The definition given by tooyoo using Heaviside's theta is perfectly rigorous, and can easily be generalized to arbitrary finite products of operators.
Now the interesting reason there's an apparent paradox in using time ordering naively is that B(t)=A(-t) is time-orientation reversed with respect to A(t), as an operator-valued curve, and time ordering "detects" this of course -- otherwise it would not really be time "ordering" at all! Look at http://en.wikipedia.org/wiki/Differential_geometry_of_curves#Reparametrization_and_equivalence_relation for details.
Anyway, in my experience time ordered products in physics appear in exactly two contexts in my experience:
1) When solving for the propagator of an equation
\dot{\Phi}(t)=A(t) \Phi(t)\ and \ \Phi(0)=1
where A and Phi are linear operators, the solution can be expressed as a time-ordered exponential,
\Phi(t)=T\exp \left(\int A(t) \ dt\right)
2) Inside correlation functions
where one does not need to consider such subtleties.

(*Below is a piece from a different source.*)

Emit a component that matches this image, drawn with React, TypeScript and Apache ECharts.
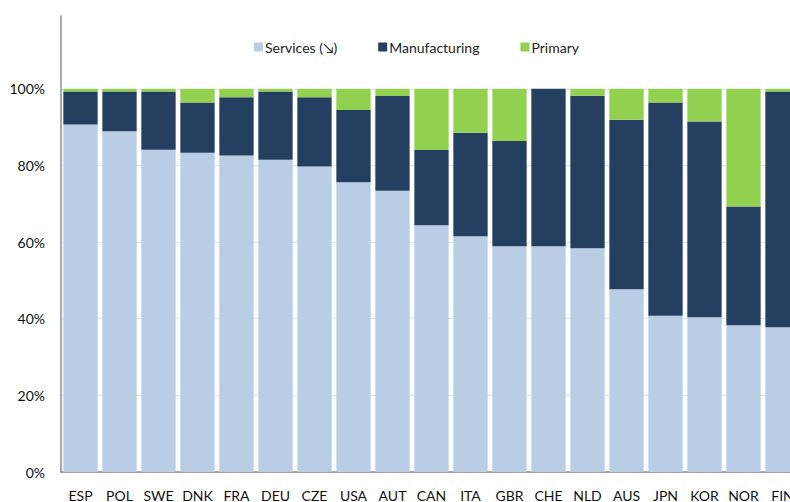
import React, { useEffect, useRef } from "react";
import * as echarts from "echarts";

const categories = ["ESP", "POL", "SWE", "DNK", "FRA", "DEU", "CZE", "USA", "AUT", "CAN", "ITA", "GBR", "CHE", "NLD", "AUS", "JPN", "KOR", "NOR", "FIN"];
const services = [90.7, 88.9, 84.1, 83.3, 82.6, 81.5, 79.7, 75.6, 73.4, 64.4, 61.5, 58.9, 58.9, 58.4, 47.7, 40.8, 40.4, 38.3, 37.8];
const manufacturing = [8.6, 10.4, 15.2, 13.1, 15.2, 17.8, 18.1, 18.9, 24.7, 19.6, 27.0, 27.5, 41.1, 39.8, 44.2, 55.6, 51.1, 31.0, 61.5];
const primary = [0.7, 0.7, 0.7, 3.6, 2.2, 0.7, 2.2, 5.5, 1.9, 16.0, 11.5, 13.6, 0.0, 1.8, 8.1, 3.6, 8.5, 30.7, 0.7];
const seriesNames = ["Services (↘)", "Manufacturing", "Primary"];
const colors = ["#b9cde5", "#243f60", "#92d050"];

export default function App() {
  const ref = useRef<HTMLDivElement>(null);
  useEffect(() => {
    document.body.style.margin = "0";
    const chart = echarts.init(ref.current!, null, { renderer: "svg" });
    const font = "Lato, 'Open Sans', sans-serif";
    const values = [services, manufacturing, primary];
    chart.setOption({
      animation: false,
      textStyle: { fontFamily: font },
      legend: {
        top: 35,
        left: 249,
        itemWidth: 9,
        itemHeight: 9,
        itemGap: 41,
        icon: "rect",
        textStyle: { fontSize: 14, color: "#222", fontFamily: font, padding: [0, 0, 0, -3] },
        data: seriesNames,
      },
      grid: { left: 61, top: 16, width: 741, bottom: 29 },
      xAxis: {
        type: "category",
        data: categories,
        axisLine: { lineStyle: { color: "#8c8c8c", width: 1.5 } },
        axisTick: { show: false },
        axisLabel: { interval: 0, margin: 16, fontSize: 14, color: "#111", fontFamily: font },
      },
      yAxis: {
        type: "value",
        min: 0,
        max: 119,
        interval: 20,
        axisLine: { show: true, lineStyle: { color: "#8c8c8c", width: 1.5 } },
        axisTick: { show: false },
        axisLabel: {
          margin: 16,
          fontSize: 14,
          color: "#111",
          fontFamily: font,
          showMaxLabel: false,
          formatter: (v: number) => (v > 100 ? "" : v + "%"),
        },
        splitLine: { show: true, showMaxLine: false, lineStyle: { color: "#dfe5f1", width: 1 } },
      },
      series: seriesNames.map((name, i) => ({
        name,
        type: "bar",
        stack: "total",
        data: values[i],
        barCategoryGap: "12%",
        itemStyle: { color: colors[i] },
      })),
    });
    return () => chart.dispose();
  }, []);
  return (
    <div style={{ width: 790, height: 502, overflow: "hidden", position: "relative" }}>
      <div ref={ref} style={{ width: 812, height: 502 }} />
    </div>
  );
}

EDIT: @ the OP: Well about mathematical formulations of path integration... you might want to read A Modern Approach to Functional Integration by Klauder, where he gives a construction based on (his?) coherent-space path integral, which is a phase space path integral interpretation of the transition amplitude from one coherent state to another which solves the problem nicely --at least for QM in flat space-- for a rather large class of hamiltonians IIRC. Another related approach is expounded upon in Functional Integration: Action and Symmetries by DeWitt-Morette and Cartier but that book is much more difficult to read. There's also the book by Glimm and Jaffe but I have not read it yet. Finally, you may want to look into white noise analysis; one (possibly the only) textbook is Lectures on White Noise Functionals by Hida and Si Si which I have only started to read, but you should probably find introductory papers aiming at applying the results of the theory to QM and QFT.